Without a clearer architecture, the likely failure modes were obvious enough: either keep accumulating special-case logic in an analytics codebase, or push too much cross-domain reasoning into Home Assistant because it already had the devices and dashboards.
Constraints
- Home Assistant had to be treated as a first-class integration partner, not as the platform itself.
- The project needed one repo and one deployment story rather than a small parade of services.
- Bronze, silver, and gold data boundaries had to remain explicit because the same underlying facts support both analytics and control semantics.
- Postgres and DuckDB already had different roles, so the database story needed separation rather than false unification.
- Later goals such as policy and agentic assistance could not be allowed to flatten the semantic model into a chat-shaped shortcut.
Options considered
The docs do not present a single neat alternatives table, but they make the practical options clear enough.
- Keep the repo as a household analytics platform and stop there. This was the least disruptive option, but it left planning, simulation, and policy work as awkward add-ons instead of first-class capabilities.
- Collapse the project into Home Assistant as an add-on or custom integration. This would have reused an existing runtime and UI, but it would also have forced cross-domain household semantics into a model that is strong on device state and weak on finances, contracts, loans, lineage, and long-horizon planning.
- Split the codebase into separate service products around API, worker, and web concerns. The repo rejects this directly: the useful boundary is change rate and conceptual ownership, not turning every runtime surface into a separate product.
- The chosen direction was a modular monolith with hard internal contracts, explicit capability packs, and Home Assistant positioned as a partner layer for ingest, publication, and actuation.
What was built
The project formalized an 11-stage roadmap from documentation reset through canonical household semantics, operating views, planning, simulation, policy, adapters, multi-renderer delivery, trust, and eventually agentic assistance.
Architecturally, the core decision was to harden the repo around internal stability strata rather than service count: kernel, semantic engine, product packs, and surfaces. The platform ADR keeps the modular monolith shape, while the direction ADR explains what new stages add on top of it.
Home Assistant integration is treated as a six-layer bridge rather than as a host container for the whole project.
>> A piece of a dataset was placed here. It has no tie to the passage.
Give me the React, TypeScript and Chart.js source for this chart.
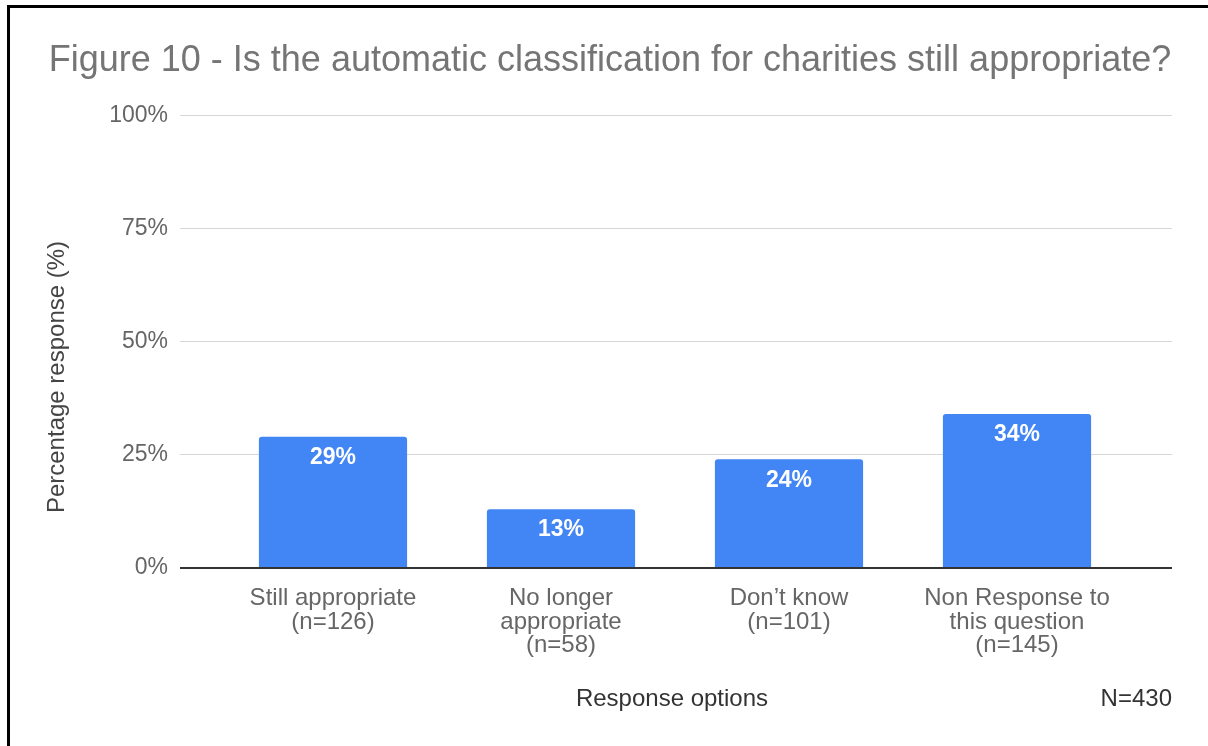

That includes entity normalization, bidirectional event and command flow, synthetic entity publication back into Home Assistant, and an approval-aware action model. It is a fairly deliberate refusal to make one tool pretend to be all tools.
How it held up
The evidence is partial but respectable.
Stage 2 is marked complete and delivered as v0.1.0 on 2026-03-20. The
roadmap says Stage 3 is partially complete, Stage 4 is partially complete with
five shipped scenario types, and Stage 5 is substantially complete in the
current worktree through the Home Assistant bridge, policy evaluation, approval
flows, and synthetic entity publication.
The repo also has a large pytest suite covering architecture contracts, domain logic, storage adapters, and API behavior. That does not prove the later stages are finished, but it does suggest the project is being forced through more than README-level validation.
Trade-offs and limits
The design is intentionally more structured than a normal homelab side project,
which means documentation and semantic governance can get ahead of runtime
closure. The roadmap still lists real unfinished work in Stage 1, especially
around publication semantics and dim_household_member.
Later stages are also clear on direction without being fully committed on implementation. The simulation, policy, trust, adapter, and agent layers are stronger as architectural commitments than as fully closed technical stories. That is fine, but it is still a limit.
What I’d change
The next sensible step is not another burst of Home Assistant features. It is to finish the remaining semantic-governance cleanup from Stage 1 and extract the integration contracts proven by the Home Assistant bridge into a cleaner adapter model.
I would also tighten the chronology around the analytics-to-operations shift. The design direction is clear now, but the repo would be easier to understand if the transition from useful analytics system to operating platform was easier to trace without reading half the docs tree.